Le condizioni di Gianni Di Vita restano sotto stretta osservazione, ma il quadro clinico appare rassicurante. Ricoverato nel reparto di Rianimazione dell’istituto Spallanzani di Roma, l’uomo è vigile e stabile. È questa, al momento, l’unica informazione ufficiale diffusa dall’ospedale.
Nessuna indicazione, invece, sull’origine della grave intossicazione che tra il 27 e il 28 dicembre ha provocato la morte della moglie, Antonella Di Ielsi, 50 anni, e della figlia Sara, di appena 15 anni, decedute all’ospedale Cardarelli di Campobasso. Sul fronte investigativo, la situazione resta complessa.

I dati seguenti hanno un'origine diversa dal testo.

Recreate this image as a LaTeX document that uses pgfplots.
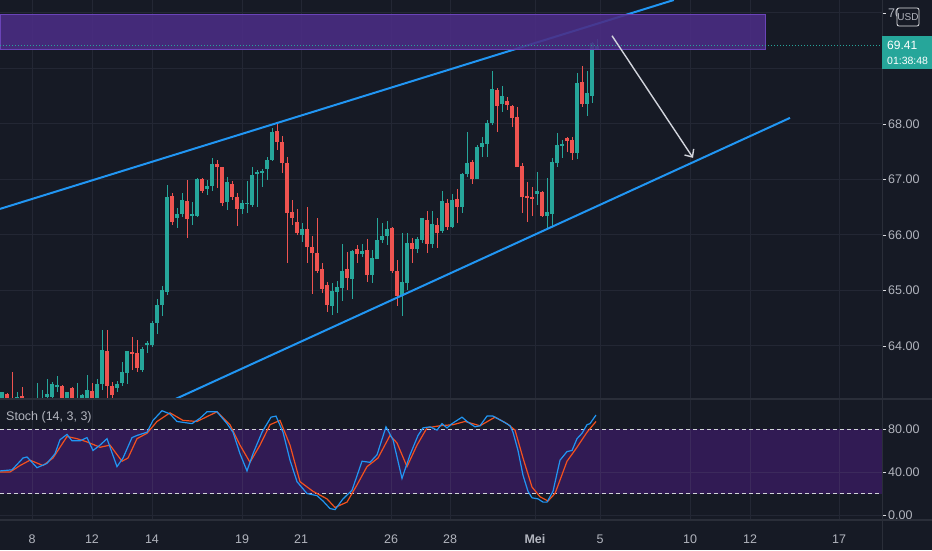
\documentclass[border=0pt]{standalone}
\usepackage{pgfplots}
\pgfplotsset{compat=1.18}
\usepackage{pgfplotstable}
\usepackage{fontspec}
\setmainfont{Liberation Sans}
\usetikzlibrary{arrows.meta}
\definecolor{bg}{HTML}{161A25}
\definecolor{gridc}{HTML}{232734}
\definecolor{sepc}{HTML}{2A2E39}
\definecolor{lbl}{HTML}{B2B5BE}
\definecolor{upc}{HTML}{26A69A}
\definecolor{dnc}{HTML}{EF5350}
\definecolor{trend}{HTML}{2196F3}
\definecolor{boxfill}{HTML}{4B2D85}
\definecolor{boxedge}{HTML}{6A44B8}
\definecolor{band}{HTML}{311B54}
\definecolor{bandgrid}{HTML}{3C2A5C}
\definecolor{kc}{HTML}{2196F3}
\definecolor{dc}{HTML}{F4511E}
\definecolor{arrowc}{HTML}{D1D4DC}
\newcommand\tfont{\fontsize{12.5}{13}\selectfont}

\pgfplotstableread{
x o h l c
2 63.03 63.18 62.95 63.17
7 63.14 63.16 62.80 62.90
12 63.00 63.53 62.70 62.80
17 62.95 63.17 62.85 63.08
22 63.10 63.26 62.80 62.90
27 62.85 63.03 62.70 62.95
32 62.95 63.04 62.80 62.90
37 62.90 63.33 62.80 63.05
42 62.95 63.21 62.90 63.05
47 63.08 63.40 63.00 63.13
52 63.08 63.35 62.98 63.32
57 63.26 63.46 63.17 63.29
62 63.28 63.30 62.95 63.00
67 63.00 63.18 62.95 63.17
72 63.25 63.26 62.90 63.00
77 63.00 63.33 62.90 63.05
82 63.00 63.14 62.95 63.12
87 63.04 63.48 62.98 63.21
92 63.19 63.33 62.98 63.03
97 63.05 63.40 63.00 63.32
102 63.32 64.29 63.21 63.93
107 63.91 64.29 62.95 63.28
112 63.28 63.35 63.00 63.12
117 63.25 63.37 63.18 63.32
122 63.33 63.71 63.28 63.53
127 63.51 63.91 63.31 63.91
132 63.89 64.16 63.57 63.87
137 63.87 64.10 63.53 63.60
142 63.57 63.98 63.53 63.95
147 64.02 64.09 63.87 64.05
152 64.02 64.45 63.98 64.41
157 64.41 64.85 64.22 64.74
162 64.74 65.08 64.54 65.01
167 64.97 66.90 64.92 66.68
172 66.70 66.76 66.18 66.23
177 66.31 66.49 66.13 66.38
182 66.38 66.76 66.32 66.63
187 66.61 66.99 65.95 66.29
192 66.34 66.59 66.18 66.38
197 66.34 67.03 66.32 67.01
202 67.01 67.03 66.76 66.79
207 66.83 66.99 66.72 66.88
212 66.88 67.39 66.79 67.28
217 67.28 67.35 66.85 67.22
222 67.22 67.23 66.52 66.58
227 66.59 67.05 66.45 66.95
232 66.92 66.97 66.63 66.68
237 66.68 66.76 66.16 66.47
242 66.47 66.63 66.38 66.58
247 66.56 66.97 66.40 66.58
252 66.54 67.22 66.50 67.08
257 67.12 67.17 66.50 67.13
262 67.13 67.19 66.87 67.15
267 67.19 67.40 66.99 67.35
272 67.35 67.92 67.33 67.86
277 67.87 68.04 67.53 67.68
282 67.68 67.78 67.12 67.30
287 67.30 67.40 65.50 66.40
292 66.41 66.63 66.18 66.31
297 66.23 66.47 66.00 66.04
302 66.00 66.22 65.88 66.11
307 66.11 66.50 65.49 65.78
312 65.78 65.99 64.94 65.68
317 65.67 66.31 65.31 65.35
322 65.38 65.49 64.95 65.03
327 65.10 65.15 64.61 64.74
332 64.72 65.13 64.56 64.99
337 64.97 65.17 64.60 65.06
342 65.05 65.84 64.81 65.35
347 65.39 65.69 65.01 65.23
352 65.21 65.73 64.85 65.71
357 65.75 65.82 65.49 65.66
362 65.66 65.84 65.60 65.71
367 65.73 65.93 65.15 65.28
372 65.28 65.73 65.14 65.59
377 65.57 66.31 65.57 65.91
382 65.91 66.22 65.86 65.98
387 65.98 66.25 65.82 66.11
392 66.13 66.15 65.32 65.35
397 65.35 65.55 64.72 64.90
402 64.90 66.04 64.54 65.15
407 65.14 66.04 65.01 65.86
412 65.86 65.95 65.49 65.75
417 65.75 65.97 65.68 65.93
422 65.91 66.31 65.86 66.31
427 66.27 66.43 65.68 65.84
432 65.84 66.43 65.77 66.20
437 66.18 66.31 65.77 66.04
442 66.07 66.79 66.04 66.61
447 66.58 66.65 66.09 66.14
452 66.14 66.74 66.13 66.63
457 66.65 66.83 66.22 66.50
462 66.50 67.12 66.40 67.10
467 67.10 67.85 67.04 67.30
472 67.32 67.35 66.92 67.01
477 67.01 67.62 67.00 67.58
482 67.58 67.77 67.40 67.66
487 67.64 68.07 67.40 68.02
492 68.02 68.95 67.98 68.63
497 68.61 68.65 67.86 68.32
502 68.36 68.68 68.22 68.50
507 68.41 68.49 68.25 68.34
512 68.32 68.34 67.95 68.11
517 68.13 68.31 67.22 67.23
522 67.24 67.30 66.39 66.68
527 66.70 66.95 66.23 66.67
532 66.68 66.86 66.34 66.65
537 66.74 67.13 66.54 66.79
542 66.77 66.79 66.32 66.34
547 66.34 67.02 66.11 66.41
552 66.38 67.39 66.16 67.32
557 67.30 67.84 67.22 67.62
562 67.60 67.71 67.39 67.64
567 67.75 67.77 67.49 67.70
572 67.71 67.77 67.35 67.48
577 67.48 68.92 67.37 68.74
582 68.76 69.05 68.31 68.36
587 68.36 68.95 68.14 68.56
592 68.50 69.48 68.38 69.46
597 69.34 69.54 69.33 69.41
}\candles

\pgfplotsset{
  tvaxis/.style={
    scale only axis, width=882pt, xmin=0, xmax=882,
    axis line style={draw=none},
    xtick={32,92,152,242,301,391,450,535,600,690,750,839},
    grid style={gridc, line width=1pt},
    yticklabel pos=right, ytick pos=right,
    tick align=outside, major tick length=4pt,
    xtick style={draw=none}, ytick style={draw=lbl!50, line width=0.8pt},
    yticklabel style={anchor=west, inner sep=0pt, xshift=2pt, font=\tfont, text=lbl,
      /pgf/number format/.cd, fixed, fixed zerofill, precision=2, assume math mode=true},
  },
}

\begin{document}
\begin{tikzpicture}[x=1pt,y=1pt]
\fill[bg] (0,0) rectangle (932,550);

% ---------------- main price pane ----------------
\begin{axis}[tvaxis,
  at={(0pt,151pt)}, anchor=south west, height=399pt,
  ymin=63.045, ymax=70.234,
  ytick={64,65,66,67,68,69,70},
  yticklabels={64.00,65.00,66.00,67.00,68.00,{},70.00},
  xmajorgrids, ymajorgrids,
  xticklabels={},
]
% wicks
\addplot[forget plot, draw=none, mark=none,
  error bars/.cd, y dir=both, y explicit, error mark=none,
  error bar style={draw=upc, line width=1pt}]
  table[x=x, y expr={\thisrow{c}>=\thisrow{o} ? 0.5*(\thisrow{h}+\thisrow{l}) : nan},
        y error expr={0.5*(\thisrow{h}-\thisrow{l})}] {\candles};
\addplot[forget plot, draw=none, mark=none,
  error bars/.cd, y dir=both, y explicit, error mark=none,
  error bar style={draw=dnc, line width=1pt}]
  table[x=x, y expr={\thisrow{c}<\thisrow{o} ? 0.5*(\thisrow{h}+\thisrow{l}) : nan},
        y error expr={0.5*(\thisrow{h}-\thisrow{l})}] {\candles};
% bodies
\addplot[forget plot, draw=none, mark=none,
  error bars/.cd, y dir=both, y explicit, error mark=none,
  error bar style={draw=upc, line width=4pt}]
  table[x=x, y expr={\thisrow{c}>=\thisrow{o} ? 0.5*(\thisrow{o}+\thisrow{c}) : nan},
        y error expr={max(0.5*abs(\thisrow{c}-\thisrow{o}),0.012)}] {\candles};
\addplot[forget plot, draw=none, mark=none,
  error bars/.cd, y dir=both, y explicit, error mark=none,
  error bar style={draw=dnc, line width=4pt}]
  table[x=x, y expr={\thisrow{c}<\thisrow{o} ? 0.5*(\thisrow{o}+\thisrow{c}) : nan},
        y error expr={max(0.5*abs(\thisrow{c}-\thisrow{o}),0.012)}] {\candles};
% trend channel
\addplot[trend, line width=2pt] coordinates {(0,66.47) (673.8,70.234)};
\addplot[trend, line width=2pt] coordinates {(175.5,63.045) (790,68.11)};
% resistance zone
\addplot[fill=boxfill, draw=boxedge, line width=0.8pt, fill opacity=0.88]
  coordinates {(0,69.34) (765,69.34) (765,69.98) (0,69.98)} -- cycle;
% last price line
\addplot[upc, dotted, line width=1pt] coordinates {(0,69.42) (882,69.42)};
% projection arrow
\addplot[arrowc, line width=1.4pt, -{Straight Barb[length=6pt,width=11pt]}]
  coordinates {(612,69.59) (693,67.39)};
\end{axis}

% ---------------- stochastic pane ----------------
\begin{axis}[tvaxis,
  at={(0pt,30pt)}, anchor=south west, height=121pt,
  ymin=-4.65, ymax=107.9,
  ytick={0,40,80},
  xticklabels={8,12,14,19,21,26,28,\textbf{Mei},5,10,12,17},
  xticklabel style={anchor=center, yshift=-15pt, font=\tfont, text=lbl},
]
\addplot[fill=band, draw=none]
  coordinates {(0,20) (882,20) (882,80) (0,80)} -- cycle;
% grid lines over the band
\addplot[gridc, line width=1pt] coordinates {(0,0) (882,0)};
\addplot[bandgrid, line width=1pt] coordinates {(0,40) (882,40)};
\pgfplotsinvokeforeach{32,92,152,242,301,391,450,535,600,690,750,839}{
  \addplot[gridc, line width=1pt] coordinates {(#1,-4.65) (#1,20)};
  \addplot[bandgrid, line width=1pt] coordinates {(#1,20) (#1,80)};
  \addplot[gridc, line width=1pt] coordinates {(#1,80) (#1,107.9)};
}
\addplot[lbl!60, line width=0.8pt, dash pattern=on 4pt off 3pt] coordinates {(0,80) (882,80)};
\addplot[lbl!60, line width=0.8pt, dash pattern=on 4pt off 3pt] coordinates {(0,20) (882,20)};
% %D
\addplot[dc, line width=1.2pt] coordinates {
(0,40)(10,40)(20,46)(30,51)(43,46)(53,53)(67,73)(77,71)(87,68)(100,63)(110,65)(122,50)(128,53)(137,71)(147,76)(157,87)(170,95)(183,88)(197,87)(217,96)(230,84)(240,65)(250,49)(260,65)(270,84)(280,88)(290,65)(300,31)(313,22)(327,15)(335,7)(347,12)(357,28)(367,45)(378,53)(390,74)(397,67)(407,45)(417,65)(427,81)(440,83)(453,84)(465,87)(480,83)(495,91)(507,85)(515,79)(523,53)(532,26)(540,17)(548,13)(555,20)(567,50)(577,63)(587,77)(596,87)};
% %K
\addplot[kc, line width=1.2pt] coordinates {
(0,41)(12,42)(23,53)(27,54)(37,44)(47,48)(55,57)(60,70)(67,75)(72,69)(80,69)(87,72)(93,60)(100,65)(107,71)(117,45)(123,53)(132,72)(137,74)(147,77)(153,88)(162,97)(170,94)(177,87)(192,85)(200,90)(207,96)(217,96)(227,85)(233,77)(240,57)(247,41)(253,57)(262,77)(271,91)(276,92)(283,77)(290,51)(297,31)(307,20)(317,18)(323,13)(330,6)(335,5)(343,15)(352,23)(362,50)(370,49)(377,56)(386,82)(393,70)(402,34)(410,56)(418,74)(423,81)(430,82)(437,79)(442,85)(447,81)(452,85)(462,91)(467,87)(475,82)(480,83)(487,92)(493,92)(503,87)(510,83)(513,77)(518,60)(523,37)(528,22)(532,16)(538,15)(543,12)(547,12)(553,22)(560,51)(567,59)(572,60)(577,71)(582,76)(587,84)(590,85)(596,93)};
\end{axis}

% ---------------- separators and overlays ----------------
\draw[sepc, line width=1.5pt] (0,151) -- (932,151);
\draw[sepc, line width=1.5pt] (0,30) -- (932,30);
\draw[sepc, line width=1pt] (882,0) -- (882,550);
\node[anchor=west, text=lbl, font=\fontsize{12.5}{13}\selectfont, inner sep=0pt] at (6,133) {Stoch (14, 3, 3)};
% last price label
\fill[upc] (882,481) rectangle (932,514);
\node[anchor=west, text=white, font=\fontsize{12}{12}\selectfont, inner sep=0pt] at (887,505) {69.41};
\node[anchor=west, text=white, font=\fontsize{10.5}{11}\selectfont, inner sep=0pt] at (887,489) {01:38:48};
% currency box
\filldraw[fill=bg, draw=lbl!40, rounded corners=2pt, line width=0.8pt] (897,524) rectangle (919,542);
\node[text=lbl, font=\fontsize{10}{10}\selectfont, inner sep=0pt] at (908,533) {USD};
% fix the picture size to exactly 932 x 550
\pgfresetboundingbox
\path[use as bounding box] (0,0) rectangle (932,550);
\end{tikzpicture}
\end{document}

Le analisi cliniche e tossicologiche sono tuttora in corso e procedono senza una pista privilegiata. Gli accertamenti sono stati estesi a più ambiti e avanzano per esclusione. Secondo prime indiscrezioni, sarebbe stata esclusa la contaminazione da botulino, ma si tratta di risultati non ancora definitivi. Attenzione anche sugli esami effettuati sulla figlia maggiore di Di Vita, l’unica della famiglia a non aver manifestato sintomi, sebbene presenti un lieve ingrossamento epatico ancora da interpretare.

Un ruolo centrale potrebbe essere giocato dagli alimenti sequestrati nell’abitazione: avanzi di cibo, prodotti conservati in frigorifero e nella dispensa sono ora al vaglio dei laboratori. Il fatto che la ragazza asintomatica non abbia accusato malesseri rafforza l’ipotesi che non abbia consumato il pasto sospetto, ma al momento si resta nel campo delle congetture.
Tutte le possibilità restano aperte: dall’ingestione di funghi o pesce contaminato, fino a una possibile contaminazione accidentale di farine con sostanze tossiche. Tra le piste emerse figura anche una disinfestazione effettuata mesi fa in un mulino confinante con l’abitazione della famiglia, di proprietà di un parente. Un’ipotesi ritenuta però poco probabile dagli inquirenti. Parallelamente prosegue l’inchiesta sul fronte sanitario. Cinque medici — tre del Cardarelli e due della guardia medica — risultano indagati per le visite effettuate nei giorni precedenti al decesso. La Procura intende chiarire se vi siano state omissioni, errori diagnostici o sottovalutazioni del quadro clinico.